Feb 5, 2024, 2:35 AM
News ID: 85376760
WSJ faces ire for promoting racism, Islamophobia

Tehran, IRNA- Some American lawmakers and social media activists have severely criticized the Wall Street Journal after the newspaper published an article containing racist and Islamophobic contents.

Anger sprouted after the Wall Street Journal, an American business and economic-focused daily on Friday came up with a headline: Welcome to Dearborn, the capital of American Jihad.

That referred to Dearborn, a city in the state of Michigan with overwhelmingly Arab and Muslim population,  the WSJ report focusing on local support for Palestinian rights.

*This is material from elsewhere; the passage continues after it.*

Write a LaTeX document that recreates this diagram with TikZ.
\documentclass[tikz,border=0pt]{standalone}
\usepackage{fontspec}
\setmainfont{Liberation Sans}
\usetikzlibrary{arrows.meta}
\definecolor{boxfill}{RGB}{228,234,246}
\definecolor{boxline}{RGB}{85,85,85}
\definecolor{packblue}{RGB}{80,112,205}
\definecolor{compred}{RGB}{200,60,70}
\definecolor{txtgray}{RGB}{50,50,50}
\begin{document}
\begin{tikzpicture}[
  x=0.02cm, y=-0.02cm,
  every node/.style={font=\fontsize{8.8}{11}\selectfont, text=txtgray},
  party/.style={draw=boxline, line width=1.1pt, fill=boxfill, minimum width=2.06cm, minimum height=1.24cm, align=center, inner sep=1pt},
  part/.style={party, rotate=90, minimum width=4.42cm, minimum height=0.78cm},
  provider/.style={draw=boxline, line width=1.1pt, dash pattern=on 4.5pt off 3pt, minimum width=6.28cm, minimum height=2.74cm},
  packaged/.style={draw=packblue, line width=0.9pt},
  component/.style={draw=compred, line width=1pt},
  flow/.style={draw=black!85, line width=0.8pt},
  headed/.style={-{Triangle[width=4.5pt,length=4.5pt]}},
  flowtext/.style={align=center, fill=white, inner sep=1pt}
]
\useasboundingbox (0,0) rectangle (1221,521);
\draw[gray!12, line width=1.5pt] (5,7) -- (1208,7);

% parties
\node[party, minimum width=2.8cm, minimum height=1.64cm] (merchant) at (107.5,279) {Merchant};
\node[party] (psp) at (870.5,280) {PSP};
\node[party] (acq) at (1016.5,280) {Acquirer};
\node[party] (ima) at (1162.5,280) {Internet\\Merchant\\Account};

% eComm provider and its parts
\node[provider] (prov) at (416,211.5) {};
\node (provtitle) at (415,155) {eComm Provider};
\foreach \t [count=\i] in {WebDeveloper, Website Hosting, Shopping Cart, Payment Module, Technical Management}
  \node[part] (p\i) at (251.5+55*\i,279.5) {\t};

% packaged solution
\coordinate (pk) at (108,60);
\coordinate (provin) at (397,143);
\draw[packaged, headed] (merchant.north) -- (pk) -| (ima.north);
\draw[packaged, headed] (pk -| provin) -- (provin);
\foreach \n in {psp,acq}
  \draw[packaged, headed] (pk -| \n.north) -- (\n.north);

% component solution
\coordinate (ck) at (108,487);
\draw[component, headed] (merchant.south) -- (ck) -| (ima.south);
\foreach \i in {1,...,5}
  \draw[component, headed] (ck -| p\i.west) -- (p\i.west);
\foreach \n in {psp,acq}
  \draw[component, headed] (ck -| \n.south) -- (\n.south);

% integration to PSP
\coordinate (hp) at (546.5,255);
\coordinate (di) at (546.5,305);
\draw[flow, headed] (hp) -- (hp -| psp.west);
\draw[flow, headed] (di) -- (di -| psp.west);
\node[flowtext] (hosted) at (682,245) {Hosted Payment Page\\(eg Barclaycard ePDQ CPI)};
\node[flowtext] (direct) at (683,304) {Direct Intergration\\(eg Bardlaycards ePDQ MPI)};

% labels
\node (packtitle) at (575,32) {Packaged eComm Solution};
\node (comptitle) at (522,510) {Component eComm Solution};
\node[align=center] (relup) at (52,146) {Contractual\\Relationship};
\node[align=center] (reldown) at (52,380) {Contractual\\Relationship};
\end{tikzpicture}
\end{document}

Dearborn city officials, human rights advocates and US lawmakers also defended Michigan's large Arab and Muslim American communities for their stand on the Palestinian cause and what is happening in the Gaza Strip. 

Pramila Jayapal, an American politician serving as the U.S. representative from Washington's 7th congressional district denounced the WSJ report, calling it “disgusting”.

“The Wall Street Journal should be ashamed of promoting this kind of Islamophobia and immediately apologize to the residents of Dearborn and to American Muslims”, she asked. 

Senator Gary Peters, who represents Michigan, also said in an article that the WSJ column “puts the entire Dearborn community at risk."

WSJ faces ire for promoting racism, Islamophobia

Discrimination and hatred against Muslims and Palestinians have increased alarmingly in the United States since the start of the Israeli war on Gaza.

Four months have passed since the beginning of the genocide in Gaza, the spread of Islamophobia in the US is evident, with some reports indicating a 180% increase in discrimination and hatred against Muslims and Palestinians.

The shooting of three Palestinian-origin students in Vermont in November and the stabbing of a 6-year-old Palestinian-American child in Illinois in October were part of the same anti-Muslim hatred.

The Council on American-Islamic Relations has announced that it received 3,578 hate and Islamophobia-related complaints during the last three months of 2023, which was a 178% increase compared to the same period in 2022.